How does integration rescue and takeover work?
Rescue starts with an audit of the existing integration contracts, monitoring coverage, reconciliation gaps and runbook completeness. Remediation is sized against trading impact. The first month on support is deliberately conservative on change while the team learns the existing pattern.
How is data mapping handled?
Mapping is governed: source field, target field, transformation rule, validation rule and reconciliation behaviour. The mapping is reviewable and reversible rather than buried in connector code. Where mapping changes, the change is named, sized and rolled out under monitoring.
Where does business logic belong?
In the system that owns the data: pricing logic in ERP, catalogue logic in PIM, fulfilment logic in OMS and WMS, search logic in the search engine. The integration surface moves data rather than becoming a parallel rules engine. Business logic in middleware is a flag, not a feature.
How does support for integrations work after launch?
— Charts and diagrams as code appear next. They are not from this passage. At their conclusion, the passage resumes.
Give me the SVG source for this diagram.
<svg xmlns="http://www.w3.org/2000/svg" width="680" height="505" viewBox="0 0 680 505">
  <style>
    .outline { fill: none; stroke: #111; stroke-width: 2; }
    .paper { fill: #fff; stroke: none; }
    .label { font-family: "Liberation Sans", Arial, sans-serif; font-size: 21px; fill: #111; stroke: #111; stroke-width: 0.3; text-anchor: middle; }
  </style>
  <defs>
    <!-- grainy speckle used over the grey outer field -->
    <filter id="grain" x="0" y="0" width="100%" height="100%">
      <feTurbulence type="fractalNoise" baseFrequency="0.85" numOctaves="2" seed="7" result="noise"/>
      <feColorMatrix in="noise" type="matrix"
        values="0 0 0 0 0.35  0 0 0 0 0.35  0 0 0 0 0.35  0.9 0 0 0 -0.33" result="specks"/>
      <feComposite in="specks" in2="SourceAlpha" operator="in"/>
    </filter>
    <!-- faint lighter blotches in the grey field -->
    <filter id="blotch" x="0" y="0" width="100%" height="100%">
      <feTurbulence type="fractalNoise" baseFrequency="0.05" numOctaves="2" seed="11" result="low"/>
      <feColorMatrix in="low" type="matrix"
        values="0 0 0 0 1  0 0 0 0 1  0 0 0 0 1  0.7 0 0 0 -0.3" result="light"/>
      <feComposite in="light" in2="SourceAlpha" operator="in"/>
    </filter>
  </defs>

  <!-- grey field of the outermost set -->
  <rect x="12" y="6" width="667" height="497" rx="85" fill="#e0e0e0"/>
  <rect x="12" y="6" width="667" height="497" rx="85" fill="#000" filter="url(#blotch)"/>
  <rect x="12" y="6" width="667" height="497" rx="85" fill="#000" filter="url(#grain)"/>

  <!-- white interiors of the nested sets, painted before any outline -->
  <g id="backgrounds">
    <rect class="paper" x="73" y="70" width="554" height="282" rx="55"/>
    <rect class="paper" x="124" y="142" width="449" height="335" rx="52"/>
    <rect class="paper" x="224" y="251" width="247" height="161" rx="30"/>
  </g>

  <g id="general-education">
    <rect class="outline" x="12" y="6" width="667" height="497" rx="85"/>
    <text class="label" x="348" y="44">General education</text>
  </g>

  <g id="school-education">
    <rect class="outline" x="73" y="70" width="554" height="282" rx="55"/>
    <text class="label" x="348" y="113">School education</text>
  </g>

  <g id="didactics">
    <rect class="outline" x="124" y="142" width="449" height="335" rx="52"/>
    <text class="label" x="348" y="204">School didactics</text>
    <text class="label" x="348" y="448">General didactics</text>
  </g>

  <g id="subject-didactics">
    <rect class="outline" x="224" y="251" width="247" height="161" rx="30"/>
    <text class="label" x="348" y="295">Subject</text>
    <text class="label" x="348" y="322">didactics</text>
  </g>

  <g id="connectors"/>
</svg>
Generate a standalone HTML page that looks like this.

A named senior team owns the integration surface day to day: monitoring, releases, incident response and contract changes. Quarterly reviews look at drift, error rate trends and reconciliation gaps so debt is paid down before it shows up at the storefront.
Where should an integration project start?
With a written integration contract per boundary, covering data shape, write surface, cadence, error handling, monitoring and ownership. The contract is the design artefact; code, connectors and middleware come after the contract, not before.